Long ago, North Mississippi Hill Country was overlooked in standard perspectives on the blues. While the Delta Blues had been a buzzword in music circles for generations, the variation to the east and north of the flatlands was little-recognized until artists like R.L. Burnside, Junior Kimbrough, Robert Belfour, Calvin Jackson, and Sid Hemphill gradually came to be known outside of the region.
Then the documentary Deep Blues: A Musical Pilgrimage to the Crossroads, released 30 years ago, featured Burnside, Kimbrough, Othar Turner, and Jessie Mae Hemphill. Fat Possum Records began releasing works by these and other artists shortly thereafter. And of course, the North Mississippi Allstars did much to further popularize the sound, albeit in a more hybridized form.
What they all shared in common was an emphasis on droning, hypnotic guitar riffs played over a driving, insistent beat. And the guitar sounds are unapologetically electrified and distorted, in a heavier and more stripped-down manner than the electrified urban blues guitar that came to prominence in the ’50s.

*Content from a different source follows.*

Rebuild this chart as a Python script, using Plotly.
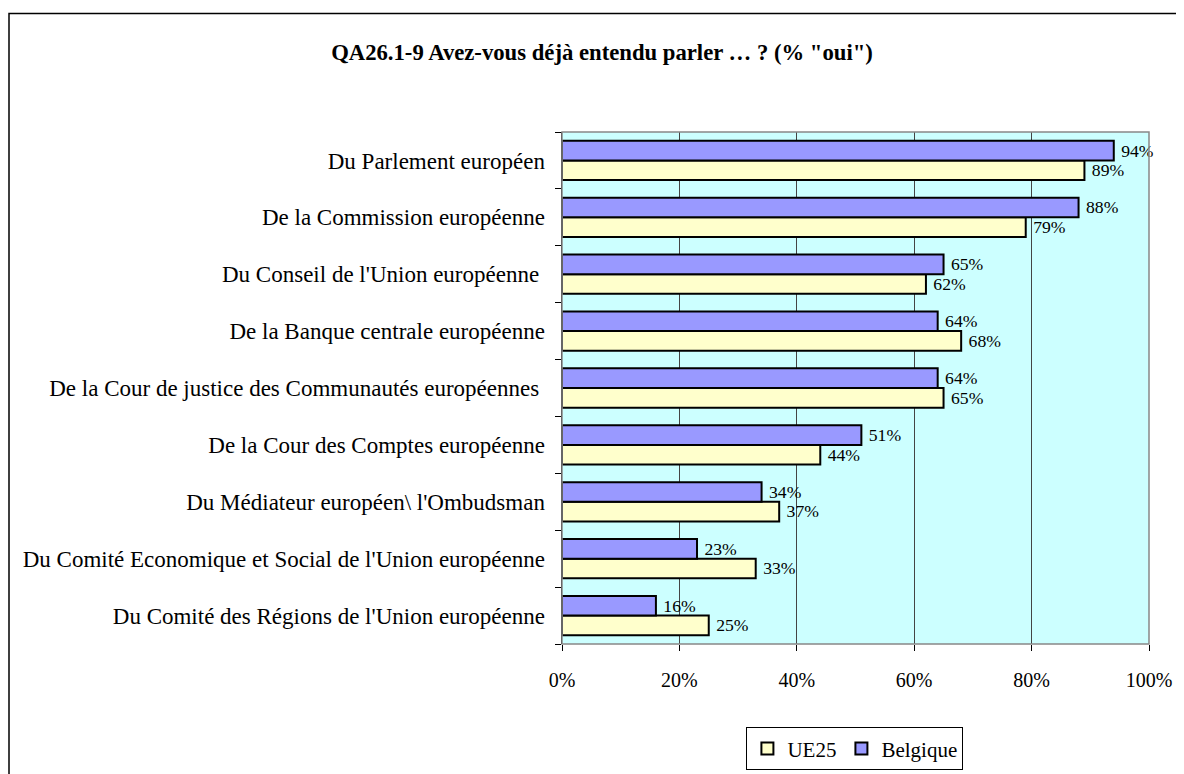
import plotly.graph_objects as go

categories = [
    "Du Parlement européen",
    "De la Commission européenne",
    "Du Conseil de l'Union européenne ",
    "De la Banque centrale européenne",
    "De la Cour de justice des Communautés européennes ",
    "De la Cour des Comptes européenne",
    "Du Médiateur européen\\ l'Ombudsman",
    "Du Comité Economique et Social de l'Union européenne",
    "Du Comité des Régions de l'Union européenne",
]
ue25 = [89, 79, 62, 68, 65, 44, 37, 33, 25]
belgique = [94, 88, 65, 64, 64, 51, 34, 23, 16]
tick_vals = [0, 20, 40, 60, 80, 100]
tick_text = ["0%", "20%", "40%", "60%", "80%", "100%"]

W, H = 1184, 774
L, R, T, B = 554, 43, 124, 131
pw, ph = W - L - R, H - T - B

font = "Liberation Serif"
fig = go.Figure()
fig.add_trace(go.Bar(
    y=categories, x=ue25, orientation="h", name="UE25",
    marker=dict(color="#FFFFCC", line=dict(color="black", width=2)),
    text=[f" {v}%" for v in ue25], textposition="outside", cliponaxis=False,
    textfont=dict(family=font, size=18, color="black"),
))
fig.add_trace(go.Bar(
    y=categories, x=belgique, orientation="h", name="Belgique",
    marker=dict(color="#9999FF", line=dict(color="black", width=2)),
    text=[f" {v}%" for v in belgique], textposition="outside", cliponaxis=False,
    textfont=dict(family=font, size=18, color="black"),
))

fig.update_layout(
    width=W, height=H,
    margin=dict(l=L, r=R, t=T, b=B),
    barmode="group", bargap=0.31, bargroupgap=0,
    paper_bgcolor="white", plot_bgcolor="#CCFFFF",
    font=dict(family=font, size=23, color="black"),
    title=dict(text="<b>QA26.1-9 Avez-vous déjà entendu parler … ? (% \"oui\")</b>",
               x=594 / W, xanchor="center", y=1 - 44 / H, yanchor="middle",
               font=dict(family=font, size=22.7, color="black")),
    legend=dict(orientation="h", x=0.499, xanchor="center", y=-0.163, yanchor="top",
                bordercolor="black", borderwidth=1, bgcolor="white",
                font=dict(family=font, size=21), traceorder="normal",
                itemwidth=30),
    xaxis=dict(range=[0, 100], tickvals=tick_vals, ticktext=tick_text,
               showgrid=True, gridcolor="#444444", gridwidth=1,
               ticks="outside", ticklen=6, tickcolor="black",
               ticklabelstandoff=12,
               showline=False, zeroline=False, tickfont=dict(size=20)),
    yaxis=dict(categoryorder="array", categoryarray=categories[::-1],
               ticks="outside", tickson="boundaries", ticklen=6, tickcolor="black",
               showline=True, linecolor="black", linewidth=1,
               showgrid=False, tickfont=dict(size=23), ticksuffix="  "),
    shapes=[
        dict(type="rect", xref="paper", yref="paper", x0=0, x1=1, y0=0, y1=1,
             line=dict(color="#888888", width=1.5), layer="above"),
        dict(type="rect", xref="paper", yref="paper",
             x0=(1 - L) / pw, x1=(W + 10 - L) / pw,
             y0=(T + ph - (H + 20)) / ph, y1=(T + ph - 4) / ph,
             line=dict(color="black", width=1.5)),
    ],
)
fig.write_html("out.html")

Since then, the sound’s reach has only seemed to grow. And this week, a new milestone was passed when R.L. Burnside’s grandson, Cedric Burnside, who began drumming for R.L. in his teens but grew into a songwriter and guitarist in his own right, was recognized as a National Heritage Fellow by the National Endowment for the Arts’ Folk and Traditional Arts program.
This award recognizes individuals who “sustain cultural traditions for future generations,” and Cedric Burnside could not be more illustrative of that quality. While he was long recognized primarily as a drummer, winning Blues Music Awards as an instrumentalist in that field multiple times, he has also grown as a gifted guitarist and composer. He was nominated for Grammy Awards in 2016, for his album Descendants of Hill Country, and in 2019 for his album, Benton County Relic.
Burnside is not the first artist with Memphis and Mid-South roots to be recognized by the NEA. William Bell received the same fellowship last year, as the Memphis Flyer reported at the time.
In a biographical essay on the NEA’s website, onetime Rhodes College associate professor Zandria Robinson, now an associate professor of African American Studies at Georgetown University, writes:
As an architect of the second generation of the Hill Country blues, Burnside has spent his career tending to the legacy of the genre by expanding the next, electric generation of the North Mississippi sound. In Burnside’s care, the sound leads with extended riffs that become sentences, pleas, or exclamations, rendering the guitar like its West African antecedent, the talking drum. These riffs fuse with Burnside’s voice, like the convergence of hill and horizon in the distance, carrying listeners to a deep well of Mississippi history whose waters reflect the present and the future of the state and the nation.
On June 25, Single Lock Records will release Burnside’s latest album, I Be Trying, recorded at Royal Studios. The album’s first single, “Step In,” was released in April.